━━━ Raw records ━━━
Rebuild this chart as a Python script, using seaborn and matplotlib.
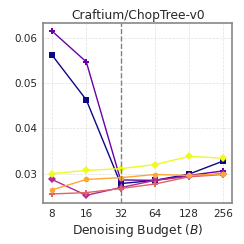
import matplotlib
matplotlib.use("Agg")
import matplotlib.pyplot as plt
import seaborn as sns
import numpy as np
import pandas as pd

budgets = [8, 16, 32, 64, 128, 256]
s1 = [0.0562, 0.0463, 0.0278, 0.0285, 0.0299, 0.0328]
s2 = [0.0615, 0.0547, 0.0286, 0.0285, 0.0296, 0.0306]
s3 = [0.0287, 0.0252, 0.0269, 0.0285, 0.0294, 0.0300]
s4 = [0.0255, 0.0258, 0.0267, 0.0277, 0.0293, 0.0298]
s5 = [0.0264, 0.0287, 0.0291, 0.0298, 0.0296, 0.0299]
s6 = [0.0300, 0.0307, 0.0311, 0.0320, 0.0338, 0.0334]
series_names = ["s1", "s2", "s3", "s4", "s5", "s6"]
markers = ["s", "P", "D", "P", "o", "D"]

sns.set_style("whitegrid")
plt.rcParams['font.family'] = ['DejaVu Sans']

rows = []
for name, vals in zip(series_names, [s1, s2, s3, s4, s5, s6]):
    for b, v in zip(budgets, vals):
        rows.append({"budget": b, "value": v, "series": name})
df = pd.DataFrame(rows)

colors = sns.color_palette("plasma", as_cmap=True)(np.linspace(0, 1, 6))
palette = {n: colors[i] for i, n in enumerate(series_names)}

fig = plt.figure(figsize=(2.44, 2.44), dpi=100)
ax = fig.add_axes([0.178, 0.168, 0.773, 0.738])
for i, n in enumerate(series_names):
    sub = df[df.series == n]
    sns.lineplot(data=sub, x="budget", y="value", color=palette[n], marker=markers[i],
                 markersize=4, linewidth=1.0, markeredgewidth=0, ax=ax, legend=False)
ax.set_xscale("log", base=2)
ax.set_xticks(budgets)
ax.set_xticklabels([str(b) for b in budgets])
ax.minorticks_off()
ax.axvline(32, color="gray", linestyle="--", linewidth=1.0)
ax.set_ylim(0.0235, 0.0633)
ax.set_yticks([0.03, 0.04, 0.05, 0.06])
ax.set_yticklabels(["0.03", "0.04", "0.05", "0.06"])
ax.grid(True, linestyle="--", linewidth=0.5, alpha=0.6)
for sp in ax.spines.values():
    sp.set_color("#888888")
    sp.set_linewidth(1.2)
ax.tick_params(labelsize=7.5, length=2.5, width=0.8, pad=2, color="#555555")
ax.set_title("Craftium/ChopTree-v0", fontsize=8.8, pad=3)
ax.set_xlabel("Denoising Budget ($B$)", fontsize=8.8, labelpad=2)
ax.set_ylabel("")
fig.savefig("out.png", dpi=100)
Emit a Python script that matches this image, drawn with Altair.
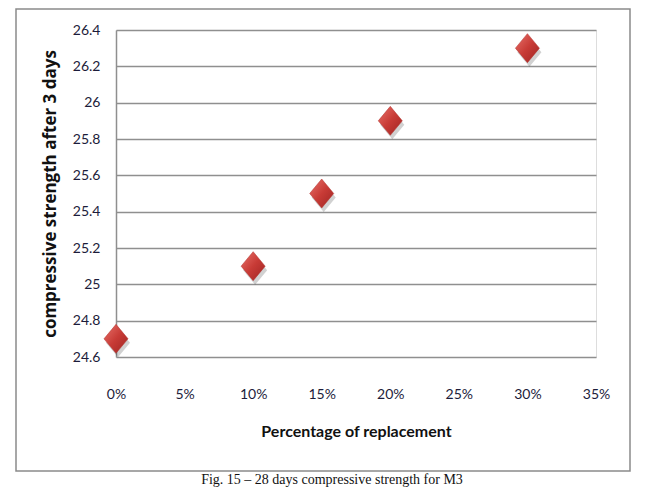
━━━
Pull every line containing the word "matplotlib" out of the entries above.

* [Written answer]
Rebuild this chart as a Python script, using seaborn and matplotlib.
import matplotlib
matplotlib.use("Agg")
import matplotlib.pyplot as plt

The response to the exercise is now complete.